━━━ TASK INPUT ━━━

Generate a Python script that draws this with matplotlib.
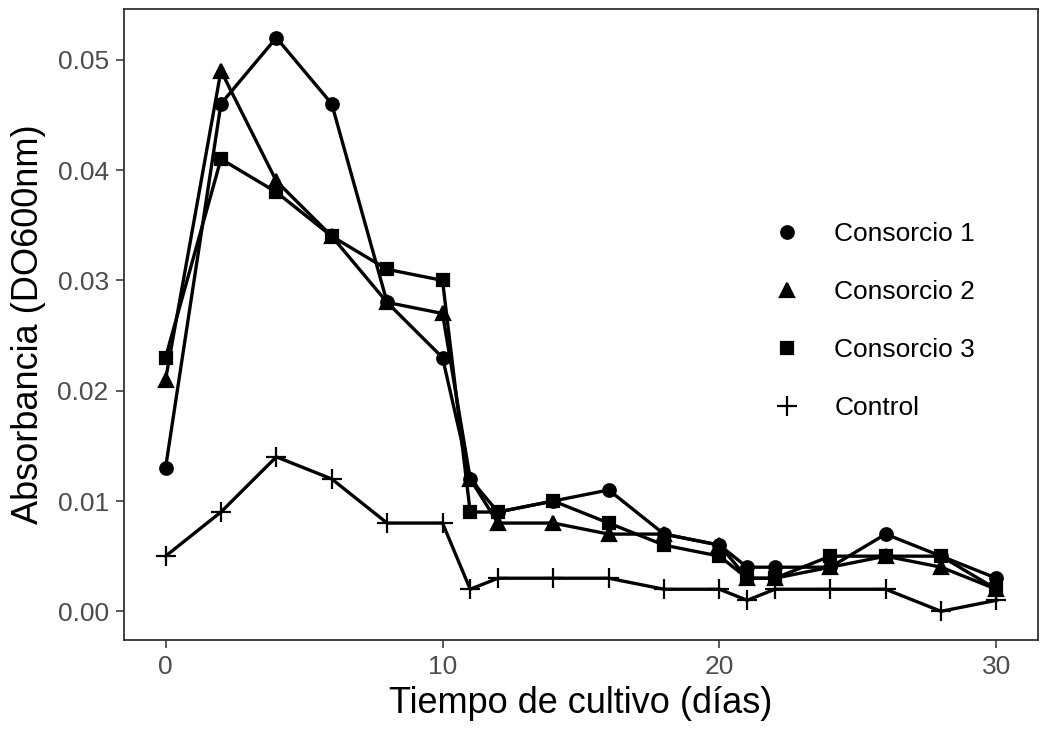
import matplotlib
matplotlib.use('Agg')
import matplotlib.pyplot as plt

plt.rcParams['font.family'] = ['Liberation Sans', 'DejaVu Sans']

# tiempo de cultivo (dias)
dias = [0, 2, 4, 6, 8, 10, 11, 12, 14, 16, 18, 20, 21, 22, 24, 26, 28, 30]

consorcio1 = [0.013, 0.046, 0.052, 0.046, 0.028, 0.023, 0.012, 0.009, 0.010,
              0.011, 0.007, 0.006, 0.004, 0.004, 0.004, 0.007, 0.005, 0.003]
consorcio2 = [0.021, 0.049, 0.039, 0.034, 0.028, 0.027, 0.012, 0.008, 0.008,
              0.007, 0.007, 0.006, 0.003, 0.003, 0.004, 0.005, 0.004, 0.002]
consorcio3 = [0.023, 0.041, 0.038, 0.034, 0.031, 0.030, 0.009, 0.009, 0.010,
              0.008, 0.006, 0.005, 0.003, 0.003, 0.005, 0.005, 0.005, 0.002]
control = [0.005, 0.009, 0.014, 0.012, 0.008, 0.008, 0.002, 0.003, 0.003,
           0.003, 0.002, 0.002, 0.001, 0.002, 0.002, 0.002, 0.000, 0.001]

series = [('Consorcio 1', consorcio1, 'o', 9),
          ('Consorcio 2', consorcio2, '^', 10),
          ('Consorcio 3', consorcio3, 's', 8.5),
          ('Control', control, '+', 15)]

fig = plt.figure(figsize=(10.4, 7.29), dpi=100)
ax = fig.add_axes([124 / 1040, 1 - 640 / 729, (1038 - 124) / 1040, (640 - 9) / 729])

handles = []
for name, vals, mk, ms in series:
    ax.plot(dias, vals, color='black', lw=2.4, zorder=2)
    ax.plot(dias, vals, ls='none', marker=mk, ms=ms, color='black',
            mew=1.6, zorder=3)
    h, = ax.plot([], [], ls='none', marker=mk, ms=ms, color='black', mew=1.6)
    handles.append(h)

ax.set_xlim(-1.5, 31.5)
ax.set_ylim(-0.0026, 0.0546)
ax.set_xticks([0, 10, 20, 30])
ax.set_yticks([0, 0.01, 0.02, 0.03, 0.04, 0.05])
ax.set_yticklabels(['0.00', '0.01', '0.02', '0.03', '0.04', '0.05'])
ax.tick_params(labelsize=19, colors='#4D4D4D', length=6, width=1.3, pad=5)
for sp in ax.spines.values():
    sp.set_color('#333333')
    sp.set_linewidth(1.3)

ax.set_xlabel('Tiempo de cultivo (días)', fontsize=26, labelpad=5)
ax.set_ylabel('Absorbancia (DO600nm)', fontsize=26, labelpad=8)

ax.legend(handles, [s[0] for s in series], frameon=False, fontsize=19,
          loc='center left', bbox_to_anchor=(742 / 1040, 1 - 321 / 729),
          bbox_transform=fig.transFigure, labelspacing=1.29,
          handletextpad=1.0, handlelength=1.6)

fig.savefig('out.png', dpi=100)
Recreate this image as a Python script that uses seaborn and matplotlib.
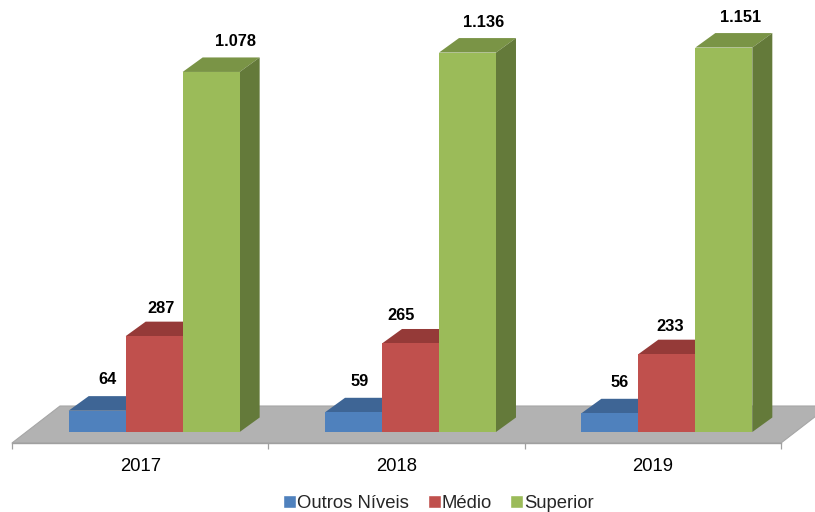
import pandas as pd
import matplotlib
matplotlib.use("Agg")
import matplotlib.pyplot as plt
from matplotlib.patches import Polygon
import seaborn as sns

years = ["2017", "2018", "2019"]
niveis = ["Outros Níveis", "Médio", "Superior"]
outros = [64, 59, 56]
medio = [287, 265, 233]
superior = [1078, 1136, 1151]

front_colors = ["#4F81BD", "#C0504D", "#9BBB59"]
top_colors = ["#3E6595", "#953A38", "#7A9446"]
side_colors = ["#355680", "#7F3230", "#647A3A"]

# hand placed labels in the original, offsets in pixels from bar centre
label_dx = [[10, 6, 10], [7, -9, 3], [24, 16, 17]]
label_dy = [31, 28, 30]

df = pd.DataFrame({
    "ano": years * 3,
    "nivel": [n for n in niveis for _ in years],
    "valor": outros + medio + superior,
})

sns.set_theme(style="white")
plt.rcParams["font.family"] = ["Liberation Sans", "DejaVu Sans"]

W, H = 815, 512
fig = plt.figure(figsize=(W / 100, H / 100), dpi=100)
ax = fig.add_axes([12 / W, (H - 443) / H, 769 / W, 443 / H])

sns.barplot(data=df, x="ano", y="valor", hue="nivel", order=years, hue_order=niveis,
            palette=front_colors, width=0.667, gap=0, saturation=1, ax=ax)

# pixel sizes in data units
px_x = 3 / 769
px_y = 1 / 0.334
ax.set_xlim(-0.5, 2.5)
ax.set_ylim(-11 * px_y, 432 * px_y)

# grey floor of the 3d chart
x0, x1 = ax.get_xlim()
y0 = ax.get_ylim()[0]
floor_dx = 48 * px_x
floor_dy = 37 * px_y
ax.add_patch(Polygon([(x0, y0), (x1, y0), (x1 + floor_dx, y0 + floor_dy), (x0 + floor_dx, y0 + floor_dy)],
                     facecolor="#B2B2B2", edgecolor="#A6A6A6", lw=0.8, clip_on=False, zorder=0.5))

# the 3d view pushes the bars right of the category centre
shift = 14 * px_x

# extrude the bars: top and side faces behind each front face
depth_x = 20 * px_x
depth_y = 14.5 * px_y
for i, cont in enumerate(ax.containers):
    for j, bar in enumerate(cont):
        bar.set_x(bar.get_x() + shift)
        l, w, h = bar.get_x(), bar.get_width(), bar.get_height()
        r = l + w
        z = 1 + i
        ax.add_patch(Polygon([(l, h), (r, h), (r + depth_x, h + depth_y), (l + depth_x, h + depth_y)],
                             facecolor=top_colors[i], edgecolor="none", clip_on=False, zorder=z))
        ax.add_patch(Polygon([(r, 0), (r + depth_x, depth_y), (r + depth_x, h + depth_y), (r, h)],
                             facecolor=side_colors[i], edgecolor="none", clip_on=False, zorder=z))
        bar.set_zorder(z + 0.5)
        bar.set_linewidth(0)
        txt = f"{int(h):,}".replace(",", ".")
        ax.annotate(txt, (l + w / 2, h), xytext=(label_dx[i][j] * 0.72, label_dy[i] * 0.72),
                    textcoords="offset points", ha="center", va="center",
                    fontsize=11.8, fontweight="bold", color="black", zorder=10)

ax.set_xlabel("")
ax.set_ylabel("")
ax.set_yticks([])
ax.set_xticks([-0.5, 0.5, 1.5, 2.5], minor=True)
ax.tick_params(axis="x", which="minor", length=4, width=0.9, color="#A0A0A0", bottom=True)
ax.tick_params(axis="x", which="major", length=0, pad=10.5, labelsize=13.3, labelcolor="black")
sns.despine(ax=ax, left=True)
ax.spines["bottom"].set_color("#A0A0A0")
ax.spines["bottom"].set_linewidth(1.0)
ax.spines["bottom"].set_zorder(0.6)
ax.patch.set_alpha(0)

handles, labels = ax.get_legend_handles_labels()
ax.legend(handles, labels, ncol=3, frameon=False, loc="center",
          bbox_to_anchor=(438.5 / W, (H - 503) / H), bbox_transform=fig.transFigure,
          fontsize=13.3, handlelength=0.7, handleheight=0.7, handletextpad=0.05,
          columnspacing=1.0, borderpad=0, title=None)

fig.savefig("out.png", dpi=100)
plt.close(fig)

━━━

• EXERCISE GOAL
Exactly restate the lines from the beginning of the data through the line with "handles.append(h)", and no others, keeping pictures out.

• ANSWER TO THIS TASK
Generate a Python script that draws this with matplotlib.
import matplotlib
matplotlib.use('Agg')
import matplotlib.pyplot as plt

plt.rcParams['font.family'] = ['Liberation Sans', 'DejaVu Sans']

# tiempo de cultivo (dias)
dias = [0, 2, 4, 6, 8, 10, 11, 12, 14, 16, 18, 20, 21, 22, 24, 26, 28, 30]

consorcio1 = [0.013, 0.046, 0.052, 0.046, 0.028, 0.023, 0.012, 0.009, 0.010,
              0.011, 0.007, 0.006, 0.004, 0.004, 0.004, 0.007, 0.005, 0.003]
consorcio2 = [0.021, 0.049, 0.039, 0.034, 0.028, 0.027, 0.012, 0.008, 0.008,
              0.007, 0.007, 0.006, 0.003, 0.003, 0.004, 0.005, 0.004, 0.002]
consorcio3 = [0.023, 0.041, 0.038, 0.034, 0.031, 0.030, 0.009, 0.009, 0.010,
              0.008, 0.006, 0.005, 0.003, 0.003, 0.005, 0.005, 0.005, 0.002]
control = [0.005, 0.009, 0.014, 0.012, 0.008, 0.008, 0.002, 0.003, 0.003,
           0.003, 0.002, 0.002, 0.001, 0.002, 0.002, 0.002, 0.000, 0.001]

series = [('Consorcio 1', consorcio1, 'o', 9),
          ('Consorcio 2', consorcio2, '^', 10),
          ('Consorcio 3', consorcio3, 's', 8.5),
          ('Control', control, '+', 15)]

fig = plt.figure(figsize=(10.4, 7.29), dpi=100)
ax = fig.add_axes([124 / 1040, 1 - 640 / 729, (1038 - 124) / 1040, (640 - 9) / 729])

handles = []
for name, vals, mk, ms in series:
    ax.plot(dias, vals, color='black', lw=2.4, zorder=2)
    ax.plot(dias, vals, ls='none', marker=mk, ms=ms, color='black',
            mew=1.6, zorder=3)
    h, = ax.plot([], [], ls='none', marker=mk, ms=ms, color='black', mew=1.6)
    handles.append(h)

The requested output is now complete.